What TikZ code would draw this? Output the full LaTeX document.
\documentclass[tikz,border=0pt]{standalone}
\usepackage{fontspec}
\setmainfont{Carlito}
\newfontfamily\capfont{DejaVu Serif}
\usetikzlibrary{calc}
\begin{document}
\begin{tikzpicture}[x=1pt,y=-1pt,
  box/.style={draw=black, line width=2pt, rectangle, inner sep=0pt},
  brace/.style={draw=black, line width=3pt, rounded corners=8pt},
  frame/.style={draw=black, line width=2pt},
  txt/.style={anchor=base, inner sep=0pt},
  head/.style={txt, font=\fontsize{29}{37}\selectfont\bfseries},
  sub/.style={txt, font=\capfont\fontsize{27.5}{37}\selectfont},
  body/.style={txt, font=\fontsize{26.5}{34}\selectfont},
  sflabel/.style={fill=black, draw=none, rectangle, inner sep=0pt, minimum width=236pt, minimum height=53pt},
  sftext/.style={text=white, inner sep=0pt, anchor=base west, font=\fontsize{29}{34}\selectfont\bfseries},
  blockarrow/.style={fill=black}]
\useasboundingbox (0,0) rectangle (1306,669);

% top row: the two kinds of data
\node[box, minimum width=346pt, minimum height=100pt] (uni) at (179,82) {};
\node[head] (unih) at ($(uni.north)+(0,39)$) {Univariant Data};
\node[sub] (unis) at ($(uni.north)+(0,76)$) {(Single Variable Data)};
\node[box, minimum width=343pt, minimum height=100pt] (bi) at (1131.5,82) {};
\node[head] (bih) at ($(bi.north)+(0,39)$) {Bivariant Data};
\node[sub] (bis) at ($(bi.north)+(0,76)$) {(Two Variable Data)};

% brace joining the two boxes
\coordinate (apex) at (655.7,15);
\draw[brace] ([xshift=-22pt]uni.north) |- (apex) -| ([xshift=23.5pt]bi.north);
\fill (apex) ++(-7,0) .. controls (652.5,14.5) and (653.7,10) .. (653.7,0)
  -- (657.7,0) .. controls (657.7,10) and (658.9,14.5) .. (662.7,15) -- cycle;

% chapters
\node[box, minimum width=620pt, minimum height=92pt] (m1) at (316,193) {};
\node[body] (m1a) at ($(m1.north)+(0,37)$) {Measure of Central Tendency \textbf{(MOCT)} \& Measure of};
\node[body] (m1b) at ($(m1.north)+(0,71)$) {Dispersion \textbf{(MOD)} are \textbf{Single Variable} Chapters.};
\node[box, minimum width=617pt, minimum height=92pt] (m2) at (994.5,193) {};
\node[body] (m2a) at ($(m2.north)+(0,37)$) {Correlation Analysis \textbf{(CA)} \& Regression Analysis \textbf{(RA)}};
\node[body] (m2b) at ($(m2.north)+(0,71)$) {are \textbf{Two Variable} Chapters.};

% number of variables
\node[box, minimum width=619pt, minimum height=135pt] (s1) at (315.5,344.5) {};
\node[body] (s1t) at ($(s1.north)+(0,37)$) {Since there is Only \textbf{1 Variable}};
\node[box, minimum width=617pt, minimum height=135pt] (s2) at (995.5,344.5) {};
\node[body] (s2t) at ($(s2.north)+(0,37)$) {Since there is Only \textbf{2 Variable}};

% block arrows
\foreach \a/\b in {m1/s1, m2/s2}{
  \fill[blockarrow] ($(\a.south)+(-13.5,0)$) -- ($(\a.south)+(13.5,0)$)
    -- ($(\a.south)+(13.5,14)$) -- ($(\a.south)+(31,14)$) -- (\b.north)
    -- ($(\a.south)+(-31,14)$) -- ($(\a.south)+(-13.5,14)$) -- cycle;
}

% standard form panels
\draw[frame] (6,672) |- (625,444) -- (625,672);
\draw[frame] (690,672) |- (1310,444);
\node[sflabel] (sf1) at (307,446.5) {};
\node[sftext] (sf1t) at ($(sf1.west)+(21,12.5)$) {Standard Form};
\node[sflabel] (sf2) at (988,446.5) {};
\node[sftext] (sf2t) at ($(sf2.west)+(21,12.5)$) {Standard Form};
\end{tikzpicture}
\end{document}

> _The exercise_
Write out the listing once more, matching it exactly.

> _Answer below_
What TikZ code would draw this? Output the full LaTeX document.
\documentclass[tikz,border=0pt]{standalone}
\usepackage{fontspec}
\setmainfont{Carlito}
\newfontfamily\capfont{DejaVu Serif}
\usetikzlibrary{calc}
\begin{document}
\begin{tikzpicture}[x=1pt,y=-1pt,
  box/.style={draw=black, line width=2pt, rectangle, inner sep=0pt},
  brace/.style={draw=black, line width=3pt, rounded corners=8pt},
  frame/.style={draw=black, line width=2pt},
  txt/.style={anchor=base, inner sep=0pt},
  head/.style={txt, font=\fontsize{29}{37}\selectfont\bfseries},
  sub/.style={txt, font=\capfont\fontsize{27.5}{37}\selectfont},
  body/.style={txt, font=\fontsize{26.5}{34}\selectfont},
  sflabel/.style={fill=black, draw=none, rectangle, inner sep=0pt, minimum width=236pt, minimum height=53pt},
  sftext/.style={text=white, inner sep=0pt, anchor=base west, font=\fontsize{29}{34}\selectfont\bfseries},
  blockarrow/.style={fill=black}]
\useasboundingbox (0,0) rectangle (1306,669);

% top row: the two kinds of data
\node[box, minimum width=346pt, minimum height=100pt] (uni) at (179,82) {};
\node[head] (unih) at ($(uni.north)+(0,39)$) {Univariant Data};
\node[sub] (unis) at ($(uni.north)+(0,76)$) {(Single Variable Data)};
\node[box, minimum width=343pt, minimum height=100pt] (bi) at (1131.5,82) {};
\node[head] (bih) at ($(bi.north)+(0,39)$) {Bivariant Data};
\node[sub] (bis) at ($(bi.north)+(0,76)$) {(Two Variable Data)};

% brace joining the two boxes
\coordinate (apex) at (655.7,15);
\draw[brace] ([xshift=-22pt]uni.north) |- (apex) -| ([xshift=23.5pt]bi.north);
\fill (apex) ++(-7,0) .. controls (652.5,14.5) and (653.7,10) .. (653.7,0)
  -- (657.7,0) .. controls (657.7,10) and (658.9,14.5) .. (662.7,15) -- cycle;

% chapters
\node[box, minimum width=620pt, minimum height=92pt] (m1) at (316,193) {};
\node[body] (m1a) at ($(m1.north)+(0,37)$) {Measure of Central Tendency \textbf{(MOCT)} \& Measure of};
\node[body] (m1b) at ($(m1.north)+(0,71)$) {Dispersion \textbf{(MOD)} are \textbf{Single Variable} Chapters.};
\node[box, minimum width=617pt, minimum height=92pt] (m2) at (994.5,193) {};
\node[body] (m2a) at ($(m2.north)+(0,37)$) {Correlation Analysis \textbf{(CA)} \& Regression Analysis \textbf{(RA)}};
\node[body] (m2b) at ($(m2.north)+(0,71)$) {are \textbf{Two Variable} Chapters.};

% number of variables
\node[box, minimum width=619pt, minimum height=135pt] (s1) at (315.5,344.5) {};
\node[body] (s1t) at ($(s1.north)+(0,37)$) {Since there is Only \textbf{1 Variable}};
\node[box, minimum width=617pt, minimum height=135pt] (s2) at (995.5,344.5) {};
\node[body] (s2t) at ($(s2.north)+(0,37)$) {Since there is Only \textbf{2 Variable}};

% block arrows
\foreach \a/\b in {m1/s1, m2/s2}{
  \fill[blockarrow] ($(\a.south)+(-13.5,0)$) -- ($(\a.south)+(13.5,0)$)
    -- ($(\a.south)+(13.5,14)$) -- ($(\a.south)+(31,14)$) -- (\b.north)
    -- ($(\a.south)+(-31,14)$) -- ($(\a.south)+(-13.5,14)$) -- cycle;
}

% standard form panels
\draw[frame] (6,672) |- (625,444) -- (625,672);
\draw[frame] (690,672) |- (1310,444);
\node[sflabel] (sf1) at (307,446.5) {};
\node[sftext] (sf1t) at ($(sf1.west)+(21,12.5)$) {Standard Form};
\node[sflabel] (sf2) at (988,446.5) {};
\node[sftext] (sf2t) at ($(sf2.west)+(21,12.5)$) {Standard Form};
\end{tikzpicture}
\end{document}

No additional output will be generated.